====== Input data ======
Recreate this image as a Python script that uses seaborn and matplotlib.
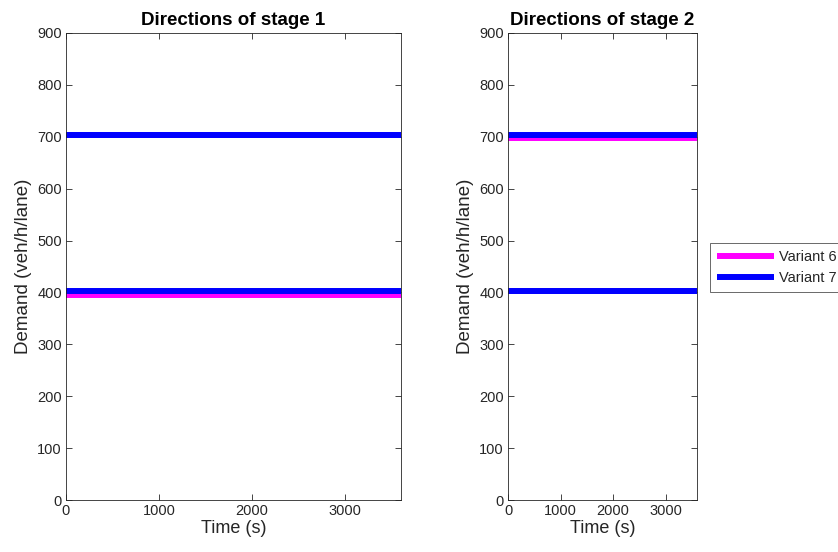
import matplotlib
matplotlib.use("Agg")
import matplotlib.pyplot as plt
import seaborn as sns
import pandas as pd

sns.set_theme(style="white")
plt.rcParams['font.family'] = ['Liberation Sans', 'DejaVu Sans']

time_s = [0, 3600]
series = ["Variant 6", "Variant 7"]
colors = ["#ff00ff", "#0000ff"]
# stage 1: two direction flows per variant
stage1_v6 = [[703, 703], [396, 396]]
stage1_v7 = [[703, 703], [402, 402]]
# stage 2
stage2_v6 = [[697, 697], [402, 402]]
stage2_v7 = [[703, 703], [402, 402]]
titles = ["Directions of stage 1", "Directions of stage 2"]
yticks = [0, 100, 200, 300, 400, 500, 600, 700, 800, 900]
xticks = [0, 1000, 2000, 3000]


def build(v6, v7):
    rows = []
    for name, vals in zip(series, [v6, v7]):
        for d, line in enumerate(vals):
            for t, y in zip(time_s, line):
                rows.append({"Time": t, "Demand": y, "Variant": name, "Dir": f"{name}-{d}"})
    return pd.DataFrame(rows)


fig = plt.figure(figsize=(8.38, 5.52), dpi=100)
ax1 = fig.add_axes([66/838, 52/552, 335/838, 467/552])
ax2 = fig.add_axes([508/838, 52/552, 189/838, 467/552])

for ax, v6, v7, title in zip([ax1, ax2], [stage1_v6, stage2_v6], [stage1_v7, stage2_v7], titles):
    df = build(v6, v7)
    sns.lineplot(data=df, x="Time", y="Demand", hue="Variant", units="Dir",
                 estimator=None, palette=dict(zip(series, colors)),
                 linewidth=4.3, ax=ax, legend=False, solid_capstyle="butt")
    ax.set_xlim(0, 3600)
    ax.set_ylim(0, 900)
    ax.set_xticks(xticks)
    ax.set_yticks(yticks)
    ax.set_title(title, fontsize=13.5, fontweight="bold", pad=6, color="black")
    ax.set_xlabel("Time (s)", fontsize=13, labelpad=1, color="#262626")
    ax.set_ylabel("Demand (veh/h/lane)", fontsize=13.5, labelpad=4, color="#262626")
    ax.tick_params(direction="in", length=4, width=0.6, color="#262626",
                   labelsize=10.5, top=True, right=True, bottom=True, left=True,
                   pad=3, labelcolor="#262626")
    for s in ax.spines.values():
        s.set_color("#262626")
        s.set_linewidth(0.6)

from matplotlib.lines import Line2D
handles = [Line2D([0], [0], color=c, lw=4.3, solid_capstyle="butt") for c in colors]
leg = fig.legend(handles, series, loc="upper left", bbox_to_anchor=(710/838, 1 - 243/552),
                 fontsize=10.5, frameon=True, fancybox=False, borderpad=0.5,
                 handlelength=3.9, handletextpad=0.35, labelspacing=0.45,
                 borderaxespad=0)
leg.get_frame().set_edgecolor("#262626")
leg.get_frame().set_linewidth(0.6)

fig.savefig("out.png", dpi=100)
======
====== Input data ======
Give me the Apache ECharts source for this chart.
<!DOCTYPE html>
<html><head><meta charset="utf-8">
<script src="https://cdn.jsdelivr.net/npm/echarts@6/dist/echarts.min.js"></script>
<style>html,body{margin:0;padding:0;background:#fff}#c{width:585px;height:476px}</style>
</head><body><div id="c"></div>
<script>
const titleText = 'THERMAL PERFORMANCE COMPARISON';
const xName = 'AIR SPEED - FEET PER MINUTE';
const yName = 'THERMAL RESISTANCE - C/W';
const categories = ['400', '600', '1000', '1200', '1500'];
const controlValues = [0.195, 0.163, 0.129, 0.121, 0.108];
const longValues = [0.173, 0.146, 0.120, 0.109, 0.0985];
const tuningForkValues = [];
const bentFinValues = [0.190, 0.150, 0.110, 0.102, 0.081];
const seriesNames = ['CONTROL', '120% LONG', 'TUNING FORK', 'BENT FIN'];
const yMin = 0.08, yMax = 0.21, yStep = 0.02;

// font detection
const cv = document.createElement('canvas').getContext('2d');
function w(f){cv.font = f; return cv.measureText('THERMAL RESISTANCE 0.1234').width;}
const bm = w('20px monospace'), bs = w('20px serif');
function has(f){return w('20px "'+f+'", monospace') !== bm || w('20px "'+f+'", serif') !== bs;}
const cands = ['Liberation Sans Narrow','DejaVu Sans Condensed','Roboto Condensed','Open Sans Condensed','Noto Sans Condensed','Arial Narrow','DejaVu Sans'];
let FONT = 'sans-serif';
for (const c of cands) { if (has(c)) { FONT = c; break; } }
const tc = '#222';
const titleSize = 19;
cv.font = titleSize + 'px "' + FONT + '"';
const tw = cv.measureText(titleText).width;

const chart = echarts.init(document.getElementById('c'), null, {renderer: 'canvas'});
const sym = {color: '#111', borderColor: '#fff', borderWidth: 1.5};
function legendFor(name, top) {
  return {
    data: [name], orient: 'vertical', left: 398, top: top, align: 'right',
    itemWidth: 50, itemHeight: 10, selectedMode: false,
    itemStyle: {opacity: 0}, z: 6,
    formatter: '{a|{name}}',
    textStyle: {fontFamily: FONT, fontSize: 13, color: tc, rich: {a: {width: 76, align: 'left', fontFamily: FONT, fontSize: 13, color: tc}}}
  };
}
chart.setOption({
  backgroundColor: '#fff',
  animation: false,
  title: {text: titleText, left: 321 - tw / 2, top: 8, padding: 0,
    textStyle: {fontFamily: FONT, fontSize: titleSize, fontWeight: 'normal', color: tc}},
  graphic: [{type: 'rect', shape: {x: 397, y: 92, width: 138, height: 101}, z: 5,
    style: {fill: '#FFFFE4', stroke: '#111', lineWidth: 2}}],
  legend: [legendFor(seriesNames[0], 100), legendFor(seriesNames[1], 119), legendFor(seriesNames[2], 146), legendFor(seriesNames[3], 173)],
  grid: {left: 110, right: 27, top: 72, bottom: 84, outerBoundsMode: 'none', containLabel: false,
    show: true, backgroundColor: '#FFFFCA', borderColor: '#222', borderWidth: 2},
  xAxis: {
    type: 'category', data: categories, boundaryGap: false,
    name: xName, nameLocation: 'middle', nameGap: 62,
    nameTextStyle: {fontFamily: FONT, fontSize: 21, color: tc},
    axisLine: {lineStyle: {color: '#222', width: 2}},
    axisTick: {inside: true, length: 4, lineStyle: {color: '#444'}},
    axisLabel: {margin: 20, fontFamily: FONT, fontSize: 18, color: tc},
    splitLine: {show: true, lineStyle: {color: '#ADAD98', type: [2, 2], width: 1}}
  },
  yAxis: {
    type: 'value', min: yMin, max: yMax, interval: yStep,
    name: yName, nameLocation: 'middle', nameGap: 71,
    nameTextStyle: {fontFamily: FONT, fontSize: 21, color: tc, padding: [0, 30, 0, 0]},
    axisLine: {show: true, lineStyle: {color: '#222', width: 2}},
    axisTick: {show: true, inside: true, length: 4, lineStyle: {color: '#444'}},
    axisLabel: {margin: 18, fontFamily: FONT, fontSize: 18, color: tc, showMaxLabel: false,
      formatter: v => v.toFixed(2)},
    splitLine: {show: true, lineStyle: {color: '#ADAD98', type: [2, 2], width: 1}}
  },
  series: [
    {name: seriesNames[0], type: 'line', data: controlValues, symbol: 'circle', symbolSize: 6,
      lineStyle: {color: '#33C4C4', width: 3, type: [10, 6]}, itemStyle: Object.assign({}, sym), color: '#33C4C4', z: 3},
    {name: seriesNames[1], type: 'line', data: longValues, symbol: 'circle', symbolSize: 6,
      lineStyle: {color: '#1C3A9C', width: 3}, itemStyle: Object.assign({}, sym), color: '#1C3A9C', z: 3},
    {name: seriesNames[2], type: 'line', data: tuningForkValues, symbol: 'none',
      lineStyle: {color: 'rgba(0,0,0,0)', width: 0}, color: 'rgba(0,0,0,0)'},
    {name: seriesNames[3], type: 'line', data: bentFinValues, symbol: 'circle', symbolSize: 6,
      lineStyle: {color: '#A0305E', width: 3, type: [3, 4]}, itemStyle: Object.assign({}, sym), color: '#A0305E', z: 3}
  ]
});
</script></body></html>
======
====== Input data ======
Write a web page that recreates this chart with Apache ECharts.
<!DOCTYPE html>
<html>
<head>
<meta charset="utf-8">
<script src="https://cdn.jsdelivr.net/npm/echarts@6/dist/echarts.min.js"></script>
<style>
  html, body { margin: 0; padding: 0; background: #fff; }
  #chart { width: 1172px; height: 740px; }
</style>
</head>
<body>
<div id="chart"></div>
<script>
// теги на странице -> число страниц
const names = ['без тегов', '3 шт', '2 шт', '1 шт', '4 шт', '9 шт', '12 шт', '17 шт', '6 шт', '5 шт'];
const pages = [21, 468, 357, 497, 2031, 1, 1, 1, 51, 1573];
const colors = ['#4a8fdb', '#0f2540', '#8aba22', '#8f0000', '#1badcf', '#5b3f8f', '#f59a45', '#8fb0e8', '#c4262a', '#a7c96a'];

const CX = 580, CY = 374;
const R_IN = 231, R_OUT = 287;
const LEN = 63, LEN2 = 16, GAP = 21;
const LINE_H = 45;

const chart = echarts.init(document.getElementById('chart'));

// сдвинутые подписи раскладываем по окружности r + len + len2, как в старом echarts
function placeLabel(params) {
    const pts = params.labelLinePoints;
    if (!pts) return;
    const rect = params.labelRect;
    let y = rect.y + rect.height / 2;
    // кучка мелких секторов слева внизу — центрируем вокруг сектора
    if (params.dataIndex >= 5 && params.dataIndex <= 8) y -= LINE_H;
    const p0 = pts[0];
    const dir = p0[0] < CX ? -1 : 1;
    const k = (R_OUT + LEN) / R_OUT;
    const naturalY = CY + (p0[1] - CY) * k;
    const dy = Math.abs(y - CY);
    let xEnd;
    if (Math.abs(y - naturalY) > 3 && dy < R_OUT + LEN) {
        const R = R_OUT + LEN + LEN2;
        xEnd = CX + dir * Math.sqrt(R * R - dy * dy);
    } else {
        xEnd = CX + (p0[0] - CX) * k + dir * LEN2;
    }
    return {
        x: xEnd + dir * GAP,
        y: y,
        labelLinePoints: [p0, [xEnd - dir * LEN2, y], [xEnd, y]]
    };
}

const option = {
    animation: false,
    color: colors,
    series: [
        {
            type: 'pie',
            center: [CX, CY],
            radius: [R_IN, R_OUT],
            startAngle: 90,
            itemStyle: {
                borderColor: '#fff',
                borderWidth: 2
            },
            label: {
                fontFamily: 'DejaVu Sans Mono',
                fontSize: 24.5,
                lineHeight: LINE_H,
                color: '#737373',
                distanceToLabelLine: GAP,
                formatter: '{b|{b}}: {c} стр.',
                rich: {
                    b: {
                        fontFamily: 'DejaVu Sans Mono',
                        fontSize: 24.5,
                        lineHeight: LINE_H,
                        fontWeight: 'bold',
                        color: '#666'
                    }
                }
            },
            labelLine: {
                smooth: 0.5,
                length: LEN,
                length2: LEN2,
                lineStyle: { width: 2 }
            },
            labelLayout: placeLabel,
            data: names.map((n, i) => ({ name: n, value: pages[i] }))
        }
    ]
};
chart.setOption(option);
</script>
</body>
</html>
======
### Task to carry out
Give again, word for word, the part that opens with the line containing "Recreate this image" and closes with the one containing "ax2 = fig.add_axes([508/838, 52/552, 189/838, 467/552])". Include both of those lines and skip all pictures.

### Right answer
Recreate this image as a Python script that uses seaborn and matplotlib.
import matplotlib
matplotlib.use("Agg")
import matplotlib.pyplot as plt
import seaborn as sns
import pandas as pd

sns.set_theme(style="white")
plt.rcParams['font.family'] = ['Liberation Sans', 'DejaVu Sans']

time_s = [0, 3600]
series = ["Variant 6", "Variant 7"]
colors = ["#ff00ff", "#0000ff"]
# stage 1: two direction flows per variant
stage1_v6 = [[703, 703], [396, 396]]
stage1_v7 = [[703, 703], [402, 402]]
# stage 2
stage2_v6 = [[697, 697], [402, 402]]
stage2_v7 = [[703, 703], [402, 402]]
titles = ["Directions of stage 1", "Directions of stage 2"]
yticks = [0, 100, 200, 300, 400, 500, 600, 700, 800, 900]
xticks = [0, 1000, 2000, 3000]


def build(v6, v7):
    rows = []
    for name, vals in zip(series, [v6, v7]):
        for d, line in enumerate(vals):
            for t, y in zip(time_s, line):
                rows.append({"Time": t, "Demand": y, "Variant": name, "Dir": f"{name}-{d}"})
    return pd.DataFrame(rows)


fig = plt.figure(figsize=(8.38, 5.52), dpi=100)
ax1 = fig.add_axes([66/838, 52/552, 335/838, 467/552])
ax2 = fig.add_axes([508/838, 52/552, 189/838, 467/552])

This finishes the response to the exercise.